[begin Working data]
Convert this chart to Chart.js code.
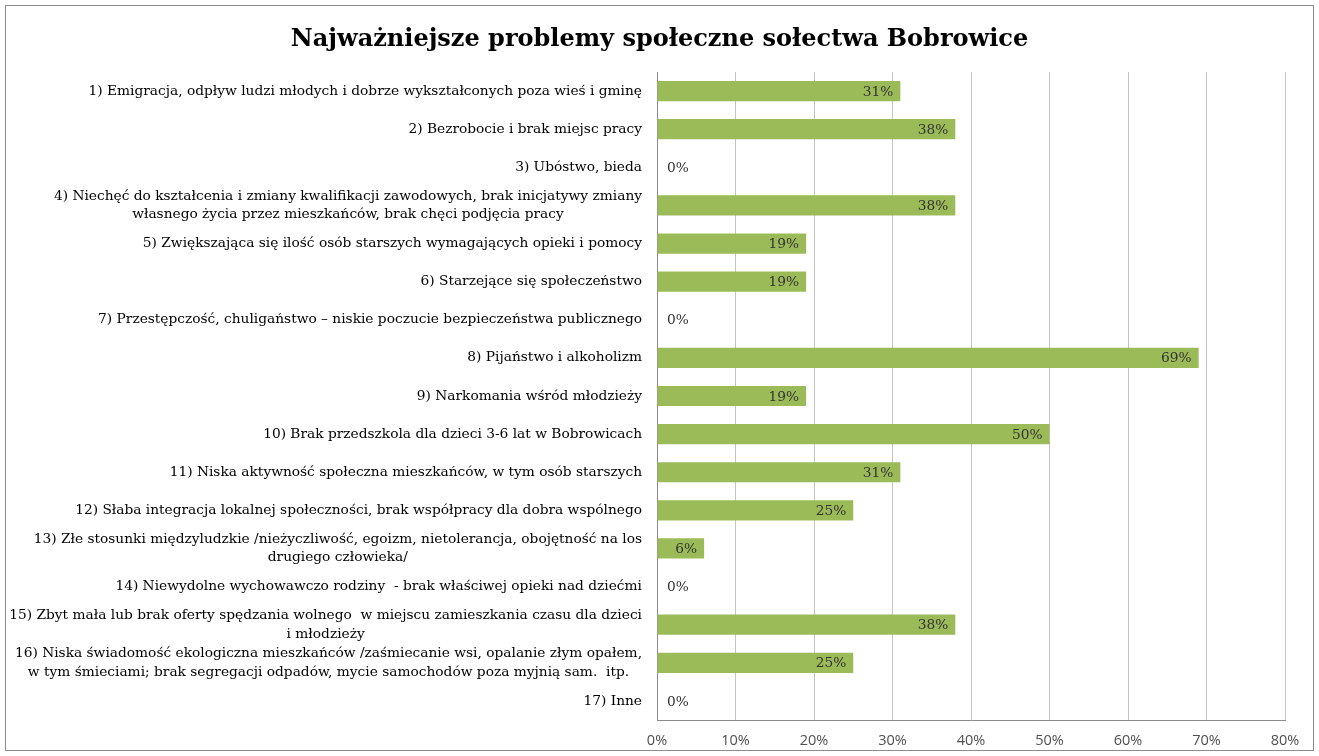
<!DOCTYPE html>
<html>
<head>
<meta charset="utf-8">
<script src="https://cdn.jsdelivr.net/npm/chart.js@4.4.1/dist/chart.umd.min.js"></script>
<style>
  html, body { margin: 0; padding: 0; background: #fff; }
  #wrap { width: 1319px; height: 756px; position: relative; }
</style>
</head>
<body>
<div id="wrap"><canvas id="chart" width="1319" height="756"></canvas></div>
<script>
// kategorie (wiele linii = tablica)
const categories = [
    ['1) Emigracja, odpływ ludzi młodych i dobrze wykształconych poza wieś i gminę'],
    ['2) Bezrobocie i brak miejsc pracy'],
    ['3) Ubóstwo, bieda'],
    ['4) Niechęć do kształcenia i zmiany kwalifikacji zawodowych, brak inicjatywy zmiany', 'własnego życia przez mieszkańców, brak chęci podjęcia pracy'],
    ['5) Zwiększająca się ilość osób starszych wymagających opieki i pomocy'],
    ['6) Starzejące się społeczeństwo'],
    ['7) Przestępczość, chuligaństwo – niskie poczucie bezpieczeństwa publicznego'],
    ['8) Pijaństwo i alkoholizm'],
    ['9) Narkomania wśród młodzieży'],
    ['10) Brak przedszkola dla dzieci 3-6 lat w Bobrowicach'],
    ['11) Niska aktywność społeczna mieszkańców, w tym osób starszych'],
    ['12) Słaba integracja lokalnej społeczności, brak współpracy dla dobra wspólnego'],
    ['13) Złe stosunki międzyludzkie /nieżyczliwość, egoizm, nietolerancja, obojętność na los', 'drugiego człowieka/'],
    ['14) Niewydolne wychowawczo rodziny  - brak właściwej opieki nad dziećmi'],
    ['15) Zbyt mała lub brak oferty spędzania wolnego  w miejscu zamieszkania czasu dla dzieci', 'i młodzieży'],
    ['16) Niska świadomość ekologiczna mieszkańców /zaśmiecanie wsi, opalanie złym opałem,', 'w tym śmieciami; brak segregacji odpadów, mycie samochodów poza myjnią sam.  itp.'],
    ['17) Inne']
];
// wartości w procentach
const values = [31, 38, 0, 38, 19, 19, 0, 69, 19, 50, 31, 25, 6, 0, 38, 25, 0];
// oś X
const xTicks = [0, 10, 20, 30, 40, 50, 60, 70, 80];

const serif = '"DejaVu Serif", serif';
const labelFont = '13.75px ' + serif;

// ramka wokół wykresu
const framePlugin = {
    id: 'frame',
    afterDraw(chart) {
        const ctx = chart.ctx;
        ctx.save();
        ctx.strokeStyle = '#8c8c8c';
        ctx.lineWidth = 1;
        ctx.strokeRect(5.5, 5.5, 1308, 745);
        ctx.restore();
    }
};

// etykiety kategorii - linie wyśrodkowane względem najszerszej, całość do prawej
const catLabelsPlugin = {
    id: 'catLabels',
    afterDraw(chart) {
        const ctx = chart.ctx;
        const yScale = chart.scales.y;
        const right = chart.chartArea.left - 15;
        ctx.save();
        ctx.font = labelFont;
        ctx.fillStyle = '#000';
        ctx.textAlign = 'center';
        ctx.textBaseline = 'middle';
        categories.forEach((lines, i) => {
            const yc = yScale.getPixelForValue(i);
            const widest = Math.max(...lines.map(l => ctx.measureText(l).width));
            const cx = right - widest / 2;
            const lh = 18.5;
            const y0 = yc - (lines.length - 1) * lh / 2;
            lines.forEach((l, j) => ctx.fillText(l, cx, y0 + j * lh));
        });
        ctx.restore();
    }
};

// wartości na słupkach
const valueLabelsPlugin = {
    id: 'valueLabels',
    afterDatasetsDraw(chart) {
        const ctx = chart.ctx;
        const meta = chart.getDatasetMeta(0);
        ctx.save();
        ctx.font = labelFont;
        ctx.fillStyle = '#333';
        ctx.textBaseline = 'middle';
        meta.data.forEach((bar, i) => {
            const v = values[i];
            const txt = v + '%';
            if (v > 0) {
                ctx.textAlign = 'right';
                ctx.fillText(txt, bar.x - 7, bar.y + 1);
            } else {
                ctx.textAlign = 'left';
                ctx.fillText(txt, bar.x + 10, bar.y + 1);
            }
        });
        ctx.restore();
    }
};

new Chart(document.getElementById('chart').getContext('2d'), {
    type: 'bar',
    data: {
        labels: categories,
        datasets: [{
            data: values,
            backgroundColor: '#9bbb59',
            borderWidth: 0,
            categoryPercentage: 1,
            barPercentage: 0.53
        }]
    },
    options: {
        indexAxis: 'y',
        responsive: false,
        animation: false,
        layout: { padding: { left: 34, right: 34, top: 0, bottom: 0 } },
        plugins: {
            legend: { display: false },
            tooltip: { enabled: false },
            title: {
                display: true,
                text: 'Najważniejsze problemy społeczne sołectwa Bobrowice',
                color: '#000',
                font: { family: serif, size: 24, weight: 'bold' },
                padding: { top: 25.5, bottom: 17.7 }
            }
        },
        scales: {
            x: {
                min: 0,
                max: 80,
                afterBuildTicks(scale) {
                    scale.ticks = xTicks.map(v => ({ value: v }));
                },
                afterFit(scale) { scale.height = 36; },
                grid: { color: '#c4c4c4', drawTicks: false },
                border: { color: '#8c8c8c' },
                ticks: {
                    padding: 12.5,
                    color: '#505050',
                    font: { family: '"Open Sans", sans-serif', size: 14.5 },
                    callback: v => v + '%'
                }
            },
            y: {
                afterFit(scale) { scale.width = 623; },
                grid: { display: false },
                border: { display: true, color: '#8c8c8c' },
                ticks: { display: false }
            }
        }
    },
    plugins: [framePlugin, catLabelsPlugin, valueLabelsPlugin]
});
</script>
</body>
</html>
[end Working data]
[begin Working data]
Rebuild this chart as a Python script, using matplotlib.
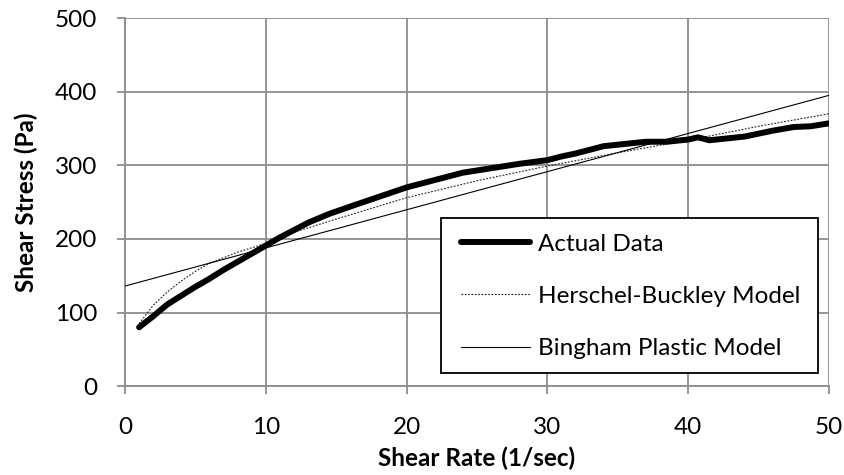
[end Working data]
Exercise aim:
Search the material above for "script". Pull out each line where it shows up.

Output of the exercise:
<script src="https://cdn.jsdelivr.net/npm/chart.js@4.4.1/dist/chart.umd.min.js"></script>
<script>
</script>
Rebuild this chart as a Python script, using matplotlib.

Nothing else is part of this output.